Magazines flood themselves with obituaries in the dwindling days of the calendar year. In part this is so readers can take solemn account of noteworthy lives that ended during the previous 12 months. But mainly it's because it gives writers and editors a light load as they head off for Christmas vacation. (The croakers can be written and edited in advance, with no worries that late-breaking developments will necessitate a rewrite.) Hence you'll find "The Year in Death" features in Newsweek, Time, U.S. News & World Report, and the New York Times Magazine. With such a large news hole to fill, there's plenty of room to commemorate even obscure achievers like Robert Borkenstein, who invented the Breathalyzer.
But you see the problem. Those who die after these publications have "gone to bed" (i.e., been sent to the printers) are too late to be included in the 2002 roundup, yet too early to be included next year in 2003's. This is an obstacle that very famous people can overcome. (Charlie Chaplin, Roberto Clemente, and Maurice Ravel all died the last week in December, yet we still remember them.) But for the moderately famous or the not-famous-at-all, it poses a serious bar to immortality. Chatterbox therefore takes it upon himself to pay tribute to those notables who had the poor judgment to fall between the calendrical cracks. What follows is necessarily a representative sample:
George Roy Hill, who paired Paul Newman and Robert Redford in Butch Cassidy and the Sundance Kid and The Sting, died at 81, thereby eliminating the possibility that the three will ever collaborate on a third film.
Russell Berrie, a toy-maker largely responsible for popularizing those hideous Troll Dolls in the United States, died at 69. In 1998, Fortune magazine named Berrie one of the 40 most philanthropic Americans.

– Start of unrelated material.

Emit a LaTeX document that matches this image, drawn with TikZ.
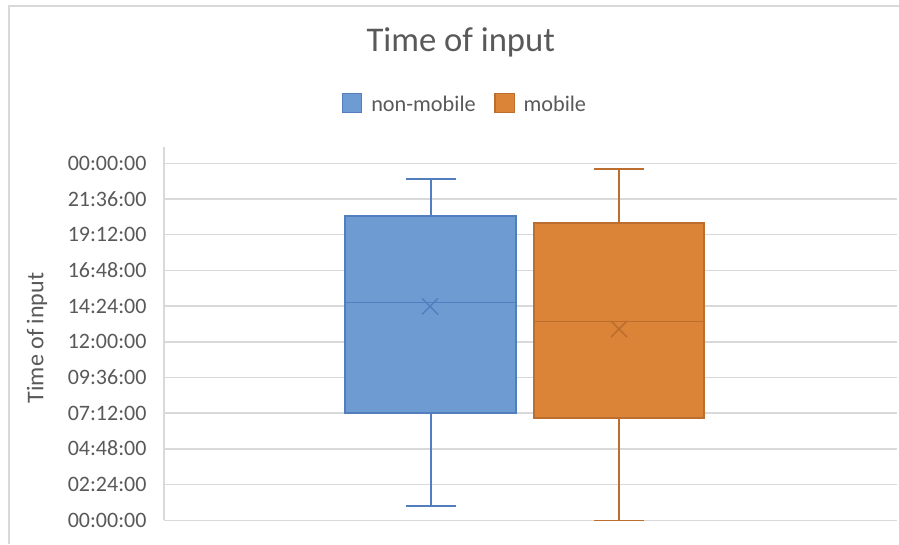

Sheik Mohammed Al-Fassi, a Saudi playboy who achieved the seemingly impossible in the late 1970s when his Sunset Boulevard mansion was denounced by his Beverly Hills neighbors for being too garish, died at 50. He painted the mansion, which has since been razed, lime green, slapped on a copper roof, and arrayed around his property nude statues with the pubic hair painted black. During the Persian Gulf War, he sided with Iraq and made anti-Saudi broadcasts in Baghdad.
Arthur Seiler, who helped invent the window air conditioner, died at 94.
Margaret Hancock, whose life story was chronicled by her daughter, Shirlee Taylor Haizlip, in a 1994 book titled The Sweeter the Juice, died at 90. Hancock, a light-skinned black, was raised in a black family while her five siblings were raised in a white family. They kept secret their racial heritage and shunned her for most of her life.
Desmond Hoyte, a former president of Guyana, died at 73. Here are some remembrances.
Herb Ritts, a well-known celebrity photographer, died at 50. Click here to see pictures from a Ritts exhibition organized by the Boston Museum of Fine Arts.
Lou Laurie, a boxer who won a bronze medal at the 1936 Berlin Olympics, died at 85.
George Weller, a noted war correspondent who won the Pulitzer in 1943, died at 95. You'll find some of his work here. Weller published, in 1933, what is reputedly the best novel ever set at Harvard, Not To Eat, Not for Love.
Don Clarke, a famous rugby player from New Zealand, died at 69.